Changes all around
The pace of change -- internal and external -- is accelerating for most enterprises. Be it inspired by a new technology, a new performance demand or a new management fad.
Yet mastery of change is a competency possessed by very few organizations. Gartner estimates that less than 10 percent of enterprises and their CIOs have attempted to institutionalize change management in even the most basic way: by training managers, by creating an enterprise program management office (PMO) or by any other means.
Given the high stakes involved and abundant natural resistance to change that already exists within most enterprises, it's not surprising that CIOs are tempted to view change management like they viewed project management in the 1980s: if it works out right, it's more by luck than judgment.
There is merit in this position. Few CIOs are equipped to address the soft issues that make organizational change so intractable. But when asked about the top barriers to change, for example in a recent Gartner survey, CIOs cited culture, priorities and politics as the biggest barriers they face. These "soft" issues, common wisdom has it, are something that's dependent on individual skills; and circumstances; but not amenable to any form of systematic methods and approaches.
The problem with this position is that it's entirely wrong-headed. Just as project management yielded to systematic approaches and skilled execution, so organization change management will too.
Change resistance follows a predictable and manageable pattern. The first step is to recognize that resistance to change -- that all too natural response to the new -- follows a predictable pattern. Pivotal to addressing it is to know who is involved and what their motivations are.
Successfully changing means building demand for change in three distinct groups of people: sponsors, agents and targets. A sponsor is the individual or entity with responsibility for a change initiative's success, and who has the necessary authority to commit required resources to the initiative. An agent is an individual or entity empowered by the sponsor to carry out specific tasks related to the change initiative. And the target is an individual or entity that will be required to change behavior and actions.

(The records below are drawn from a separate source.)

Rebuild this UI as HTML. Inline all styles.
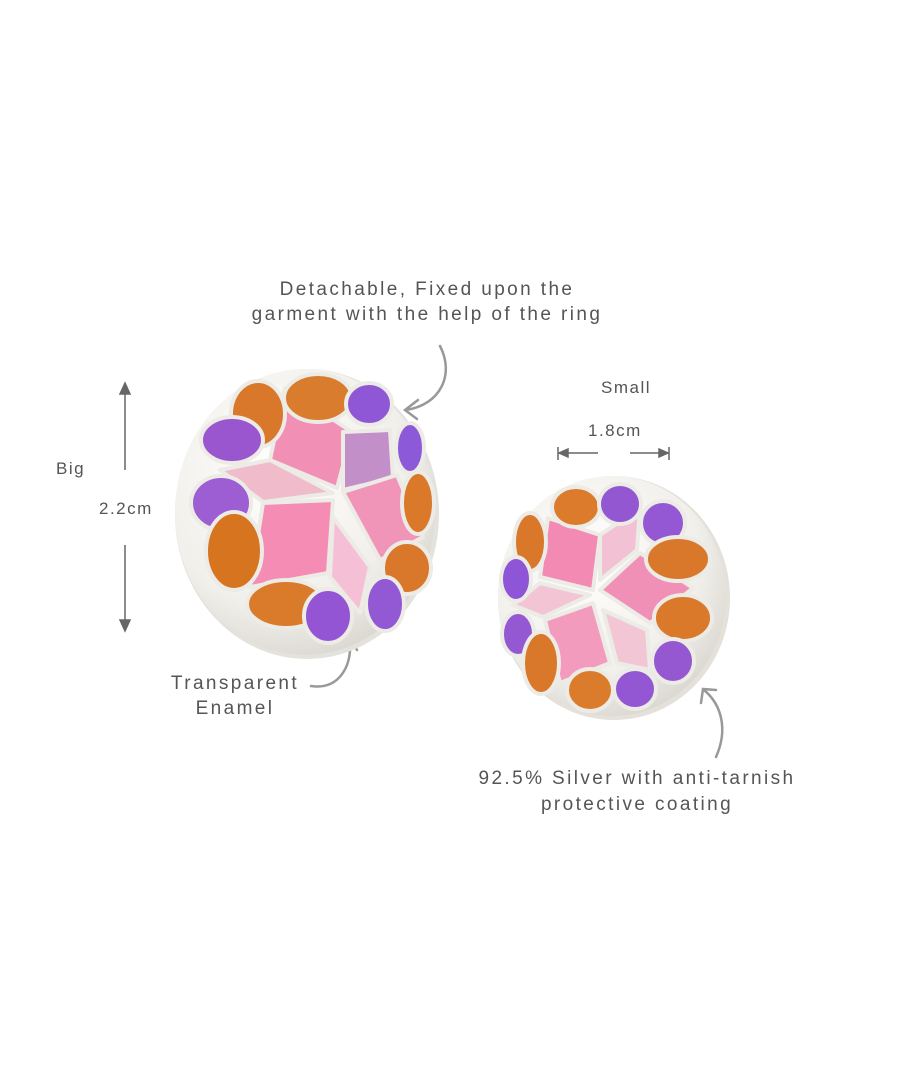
<!DOCTYPE html>
<html><head><meta charset="utf-8"><style>
html,body{margin:0;padding:0;background:#fff;}
svg{display:block}
text{font-family:"Liberation Sans",sans-serif;fill:#555;letter-spacing:2.4px}
</style></head><body>
<svg width="900" height="1080" viewBox="0 0 900 1080" xmlns="http://www.w3.org/2000/svg">
<defs>
<radialGradient id="sil" cx="40%" cy="35%" r="70%">
<stop offset="0" stop-color="#ffffff"/><stop offset="0.7" stop-color="#f1efea"/><stop offset="1" stop-color="#d9d6cf"/>
</radialGradient>
</defs>
<text x="427" y="295" font-size="19" text-anchor="middle">Detachable, Fixed upon the</text>
<text x="427" y="320" font-size="19" text-anchor="middle">garment with the help of the ring</text>
<text x="56" y="474" font-size="17" style="letter-spacing:1.5px">Big</text>
<text x="99" y="514" font-size="17" style="letter-spacing:1.5px">2.2cm</text>
<text x="601" y="393" font-size="17" style="letter-spacing:1.5px">Small</text>
<text x="588" y="436" font-size="17" style="letter-spacing:1.5px">1.8cm</text>
<text x="235" y="689" font-size="19" text-anchor="middle">Transparent</text>
<text x="235" y="714" font-size="19" text-anchor="middle">Enamel</text>
<text x="637" y="784" font-size="19" text-anchor="middle">92.5% Silver with anti-tarnish</text>
<text x="637" y="810" font-size="19" text-anchor="middle">protective coating</text>

<g stroke="#666" stroke-width="1.5" fill="#666">
<line x1="125" y1="392" x2="125" y2="470"/><polygon points="120,394 130,394 125,383" />
<line x1="125" y1="545" x2="125" y2="622"/><polygon points="120,620 130,620 125,631" />
<line x1="558" y1="447" x2="558" y2="460"/><line x1="560" y1="453" x2="598" y2="453"/><polygon points="568,449 568,457 559,453"/>
<line x1="669" y1="447" x2="669" y2="460"/><line x1="630" y1="453" x2="667" y2="453"/><polygon points="659,449 659,457 668,453"/>
</g>
<g stroke="#999" stroke-width="2.5" fill="none" stroke-linecap="round">
<path d="M440,346 C455,375 440,405 406,410"/><path d="M418,400 L405,410 L417,419"/>
<path d="M311,686 C338,690 352,668 350,640"/><path d="M341,648 L350,639 L357,650"/>
<path d="M716,757 C728,730 722,705 704,690"/><path d="M701,703 L703,689 L716,690"/>
</g>

<!-- Big earring -->
<ellipse cx="307" cy="514" rx="132" ry="145" fill="#e4e2dc"/>
<ellipse cx="305" cy="512" rx="130" ry="143" fill="url(#sil)"/>
<g stroke="#ecebe6" stroke-width="4" stroke-linejoin="round">
<polygon points="285,388 352,432 337,488 270,460" fill="#f18fb5"/>
<polygon points="343,432 390,430 393,478 343,490" fill="#c38fc8"/>
<polygon points="220,470 270,460 333,493 263,502" fill="#f0bccc"/>
<polygon points="263,503 333,500 328,573 250,587" fill="#f48cb4"/>
<polygon points="343,492 397,475 423,537 380,560" fill="#f195b8"/>
<polygon points="333,517 370,567 360,613 330,577" fill="#f5c0d6"/>
<ellipse cx="258" cy="414" rx="27" ry="33" fill="#d9772a"/>
<ellipse cx="318" cy="398" rx="34" ry="24" fill="#da7c2d"/>
<ellipse cx="369" cy="404" rx="23" ry="21" fill="#8f56d6"/>
<ellipse cx="232" cy="440" rx="31" ry="23" fill="#9a56cf"/>
<ellipse cx="410" cy="448" rx="14" ry="25" fill="#8c5ad8"/>
<ellipse cx="221" cy="503" rx="30" ry="27" fill="#9c5ed2"/>
<ellipse cx="234" cy="551" rx="28" ry="39" fill="#d6741f"/>
<ellipse cx="418" cy="503" rx="16" ry="31" fill="#da792a"/>
<ellipse cx="407" cy="568" rx="24" ry="26" fill="#d9782a"/>
<ellipse cx="385" cy="604" rx="19" ry="27" fill="#9358d3"/>
<ellipse cx="286" cy="604" rx="39" ry="24" fill="#da7b2c"/>
<ellipse cx="328" cy="616" rx="24" ry="27" fill="#9455d4"/>
</g>

<!-- Small earring -->
<ellipse cx="614" cy="598" rx="116" ry="122" fill="#e3e1da"/>
<ellipse cx="612" cy="596" rx="114" ry="120" fill="url(#sil)"/>
<g stroke="#ecebe6" stroke-width="4" stroke-linejoin="round">
<polygon points="548,518 600,535 593,590 540,577" fill="#f28ab3"/>
<polygon points="600,535 640,508 637,550 600,580" fill="#f2c2d4"/>
<polygon points="600,590 640,553 693,588 650,623" fill="#f090b6"/>
<polygon points="513,605 540,583 590,595 543,617" fill="#f2c4d4"/>
<polygon points="545,620 593,603 610,663 560,683" fill="#f39bbd"/>
<polygon points="603,610 647,630 650,670 617,663" fill="#f3c6d6"/>
<ellipse cx="576" cy="507" rx="24" ry="20" fill="#db7b2b"/>
<ellipse cx="620" cy="504" rx="21" ry="20" fill="#9357d2"/>
<ellipse cx="663" cy="523" rx="22" ry="22" fill="#9558d4"/>
<ellipse cx="530" cy="542" rx="16" ry="29" fill="#d9772a"/>
<ellipse cx="516" cy="579" rx="15" ry="22" fill="#8e55d6"/>
<ellipse cx="678" cy="559" rx="32" ry="22" fill="#d9782a"/>
<ellipse cx="683" cy="618" rx="29" ry="23" fill="#da792a"/>
<ellipse cx="518" cy="634" rx="16" ry="22" fill="#9459d2"/>
<ellipse cx="541" cy="663" rx="18" ry="31" fill="#d9772a"/>
<ellipse cx="673" cy="661" rx="21" ry="22" fill="#9658d1"/>
<ellipse cx="590" cy="690" rx="23" ry="21" fill="#db7c2d"/>
<ellipse cx="635" cy="689" rx="21" ry="20" fill="#9457d3"/>
</g>
</svg>
</body></html>
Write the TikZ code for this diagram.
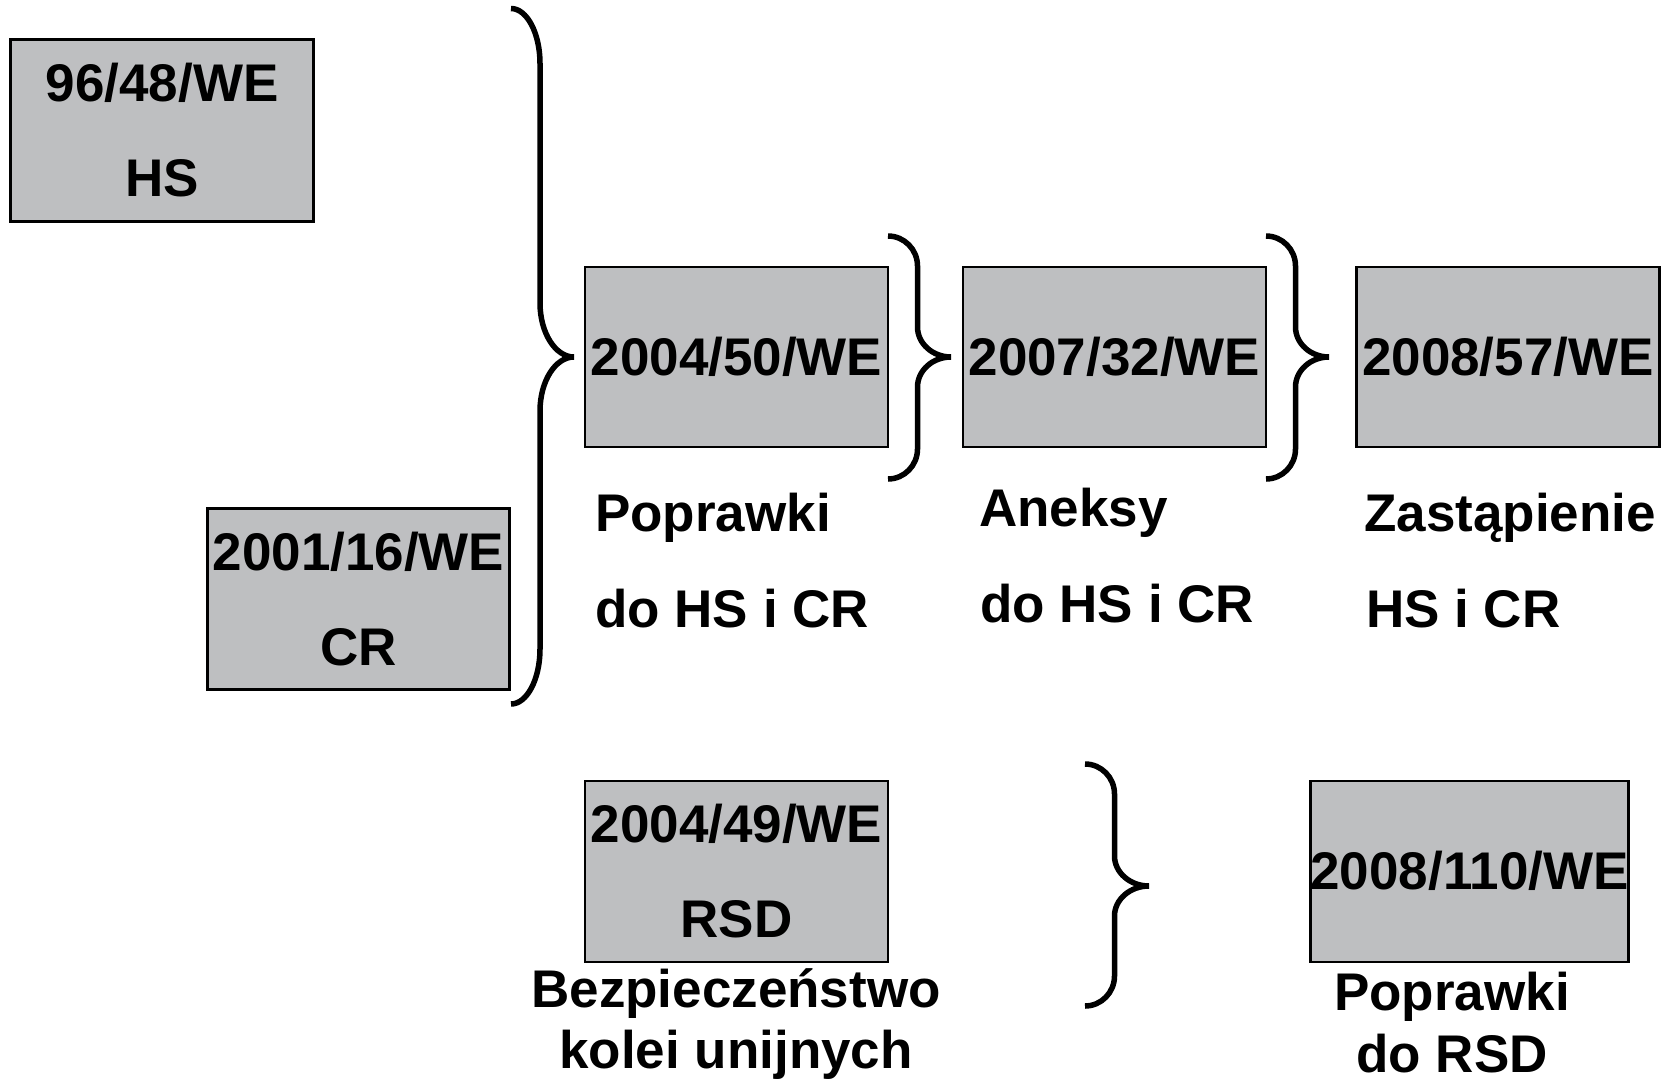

Leading change involves managing each of these groups successfully. Get them all informed, and heading in the same direction, and the job is half done. Drawing on experiences of CIOs that have done this successfully, it is best achieved by setting up an enterprise change team.
The enterprise change team has three main parts. Although it is tempting for a CIO to try to achieve change through some Herculean effort on their own, putting in place an enterprise change team with responsibility to inform, cajole and manage the process of change makes success much more likely.
This team typically draws on the skills of business process designer, technical designer and a people team comprising experts in communication and human factors. The leaders of these teams usually work together as a steering committee reporting to a project executive, such as the CIO (who in turn reports to the project sponsor).